_Exercise description_.
Provide the data again in its entirety, exactly as given.

Entries with chart source code
++++++++++++++++++++

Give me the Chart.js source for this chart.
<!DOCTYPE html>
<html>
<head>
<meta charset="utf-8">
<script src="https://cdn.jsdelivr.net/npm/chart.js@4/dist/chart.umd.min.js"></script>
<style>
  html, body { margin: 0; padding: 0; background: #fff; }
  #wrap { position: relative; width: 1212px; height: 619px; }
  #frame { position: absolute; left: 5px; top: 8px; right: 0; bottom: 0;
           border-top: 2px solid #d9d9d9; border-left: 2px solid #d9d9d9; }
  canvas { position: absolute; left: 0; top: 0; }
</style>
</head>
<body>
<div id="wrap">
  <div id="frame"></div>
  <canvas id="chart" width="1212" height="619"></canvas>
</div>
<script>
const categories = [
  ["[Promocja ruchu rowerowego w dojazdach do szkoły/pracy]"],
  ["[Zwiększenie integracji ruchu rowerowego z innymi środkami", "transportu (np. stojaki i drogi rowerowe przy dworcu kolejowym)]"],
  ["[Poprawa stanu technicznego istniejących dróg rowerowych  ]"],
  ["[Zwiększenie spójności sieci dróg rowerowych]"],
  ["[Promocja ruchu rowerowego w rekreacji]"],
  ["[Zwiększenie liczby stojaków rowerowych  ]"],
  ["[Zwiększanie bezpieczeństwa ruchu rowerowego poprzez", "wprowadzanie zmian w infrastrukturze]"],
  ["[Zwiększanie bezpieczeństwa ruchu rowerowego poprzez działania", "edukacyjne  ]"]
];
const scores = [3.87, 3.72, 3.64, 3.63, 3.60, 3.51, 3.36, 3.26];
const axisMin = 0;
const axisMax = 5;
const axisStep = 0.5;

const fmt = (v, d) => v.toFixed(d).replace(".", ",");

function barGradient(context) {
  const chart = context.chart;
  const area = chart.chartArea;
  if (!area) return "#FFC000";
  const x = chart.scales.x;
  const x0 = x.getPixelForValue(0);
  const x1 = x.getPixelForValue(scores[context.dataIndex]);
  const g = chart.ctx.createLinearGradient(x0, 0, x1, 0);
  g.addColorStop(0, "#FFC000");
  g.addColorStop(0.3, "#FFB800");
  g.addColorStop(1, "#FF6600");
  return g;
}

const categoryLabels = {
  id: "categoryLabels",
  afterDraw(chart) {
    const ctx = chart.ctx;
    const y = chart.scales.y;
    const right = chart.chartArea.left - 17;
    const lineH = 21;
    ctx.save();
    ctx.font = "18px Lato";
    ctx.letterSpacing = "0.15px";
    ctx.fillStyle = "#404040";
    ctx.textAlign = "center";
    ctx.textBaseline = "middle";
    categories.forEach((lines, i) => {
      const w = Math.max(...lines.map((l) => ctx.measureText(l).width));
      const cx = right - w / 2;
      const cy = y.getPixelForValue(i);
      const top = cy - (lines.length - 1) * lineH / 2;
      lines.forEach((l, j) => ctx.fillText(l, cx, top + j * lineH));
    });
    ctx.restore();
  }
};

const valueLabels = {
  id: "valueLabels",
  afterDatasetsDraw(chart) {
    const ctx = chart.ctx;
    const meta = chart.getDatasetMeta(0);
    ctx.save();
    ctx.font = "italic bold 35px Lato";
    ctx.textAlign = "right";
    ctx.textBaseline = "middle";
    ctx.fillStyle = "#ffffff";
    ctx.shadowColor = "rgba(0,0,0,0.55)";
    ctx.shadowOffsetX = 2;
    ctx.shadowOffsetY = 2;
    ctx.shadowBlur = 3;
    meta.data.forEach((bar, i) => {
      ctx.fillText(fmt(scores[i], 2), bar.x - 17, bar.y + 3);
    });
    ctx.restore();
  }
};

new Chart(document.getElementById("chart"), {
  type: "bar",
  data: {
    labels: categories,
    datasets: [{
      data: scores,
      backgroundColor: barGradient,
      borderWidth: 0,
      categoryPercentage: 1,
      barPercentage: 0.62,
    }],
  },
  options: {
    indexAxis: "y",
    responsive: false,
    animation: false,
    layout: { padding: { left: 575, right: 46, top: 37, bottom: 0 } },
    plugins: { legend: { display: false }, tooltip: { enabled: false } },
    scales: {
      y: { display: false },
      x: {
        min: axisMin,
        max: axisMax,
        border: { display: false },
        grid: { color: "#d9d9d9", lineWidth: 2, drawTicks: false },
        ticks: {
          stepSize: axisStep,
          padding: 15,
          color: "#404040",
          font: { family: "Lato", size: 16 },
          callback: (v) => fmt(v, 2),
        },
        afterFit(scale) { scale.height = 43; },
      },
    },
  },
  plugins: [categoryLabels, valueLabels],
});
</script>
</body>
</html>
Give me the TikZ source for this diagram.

++++++++++++++++++++

_Solution to the problem_.
Give me the Chart.js source for this chart.
<!DOCTYPE html>
<html>
<head>
<meta charset="utf-8">
<script src="https://cdn.jsdelivr.net/npm/chart.js@4/dist/chart.umd.min.js"></script>
<style>
  html, body { margin: 0; padding: 0; background: #fff; }
  #wrap { position: relative; width: 1212px; height: 619px; }
  #frame { position: absolute; left: 5px; top: 8px; right: 0; bottom: 0;
           border-top: 2px solid #d9d9d9; border-left: 2px solid #d9d9d9; }
  canvas { position: absolute; left: 0; top: 0; }
</style>
</head>
<body>
<div id="wrap">
  <div id="frame"></div>
  <canvas id="chart" width="1212" height="619"></canvas>
</div>
<script>
const categories = [
  ["[Promocja ruchu rowerowego w dojazdach do szkoły/pracy]"],
  ["[Zwiększenie integracji ruchu rowerowego z innymi środkami", "transportu (np. stojaki i drogi rowerowe przy dworcu kolejowym)]"],
  ["[Poprawa stanu technicznego istniejących dróg rowerowych  ]"],
  ["[Zwiększenie spójności sieci dróg rowerowych]"],
  ["[Promocja ruchu rowerowego w rekreacji]"],
  ["[Zwiększenie liczby stojaków rowerowych  ]"],
  ["[Zwiększanie bezpieczeństwa ruchu rowerowego poprzez", "wprowadzanie zmian w infrastrukturze]"],
  ["[Zwiększanie bezpieczeństwa ruchu rowerowego poprzez działania", "edukacyjne  ]"]
];
const scores = [3.87, 3.72, 3.64, 3.63, 3.60, 3.51, 3.36, 3.26];
const axisMin = 0;
const axisMax = 5;
const axisStep = 0.5;

const fmt = (v, d) => v.toFixed(d).replace(".", ",");

function barGradient(context) {
  const chart = context.chart;
  const area = chart.chartArea;
  if (!area) return "#FFC000";
  const x = chart.scales.x;
  const x0 = x.getPixelForValue(0);
  const x1 = x.getPixelForValue(scores[context.dataIndex]);
  const g = chart.ctx.createLinearGradient(x0, 0, x1, 0);
  g.addColorStop(0, "#FFC000");
  g.addColorStop(0.3, "#FFB800");
  g.addColorStop(1, "#FF6600");
  return g;
}

const categoryLabels = {
  id: "categoryLabels",
  afterDraw(chart) {
    const ctx = chart.ctx;
    const y = chart.scales.y;
    const right = chart.chartArea.left - 17;
    const lineH = 21;
    ctx.save();
    ctx.font = "18px Lato";
    ctx.letterSpacing = "0.15px";
    ctx.fillStyle = "#404040";
    ctx.textAlign = "center";
    ctx.textBaseline = "middle";
    categories.forEach((lines, i) => {
      const w = Math.max(...lines.map((l) => ctx.measureText(l).width));
      const cx = right - w / 2;
      const cy = y.getPixelForValue(i);
      const top = cy - (lines.length - 1) * lineH / 2;
      lines.forEach((l, j) => ctx.fillText(l, cx, top + j * lineH));
    });
    ctx.restore();
  }
};

const valueLabels = {
  id: "valueLabels",
  afterDatasetsDraw(chart) {
    const ctx = chart.ctx;
    const meta = chart.getDatasetMeta(0);
    ctx.save();
    ctx.font = "italic bold 35px Lato";
    ctx.textAlign = "right";
    ctx.textBaseline = "middle";
    ctx.fillStyle = "#ffffff";
    ctx.shadowColor = "rgba(0,0,0,0.55)";
    ctx.shadowOffsetX = 2;
    ctx.shadowOffsetY = 2;
    ctx.shadowBlur = 3;
    meta.data.forEach((bar, i) => {
      ctx.fillText(fmt(scores[i], 2), bar.x - 17, bar.y + 3);
    });
    ctx.restore();
  }
};

new Chart(document.getElementById("chart"), {
  type: "bar",
  data: {
    labels: categories,
    datasets: [{
      data: scores,
      backgroundColor: barGradient,
      borderWidth: 0,
      categoryPercentage: 1,
      barPercentage: 0.62,
    }],
  },
  options: {
    indexAxis: "y",
    responsive: false,
    animation: false,
    layout: { padding: { left: 575, right: 46, top: 37, bottom: 0 } },
    plugins: { legend: { display: false }, tooltip: { enabled: false } },
    scales: {
      y: { display: false },
      x: {
        min: axisMin,
        max: axisMax,
        border: { display: false },
        grid: { color: "#d9d9d9", lineWidth: 2, drawTicks: false },
        ticks: {
          stepSize: axisStep,
          padding: 15,
          color: "#404040",
          font: { family: "Lato", size: 16 },
          callback: (v) => fmt(v, 2),
        },
        afterFit(scale) { scale.height = 43; },
      },
    },
  },
  plugins: [categoryLabels, valueLabels],
});
</script>
</body>
</html>
Give me the TikZ source for this diagram.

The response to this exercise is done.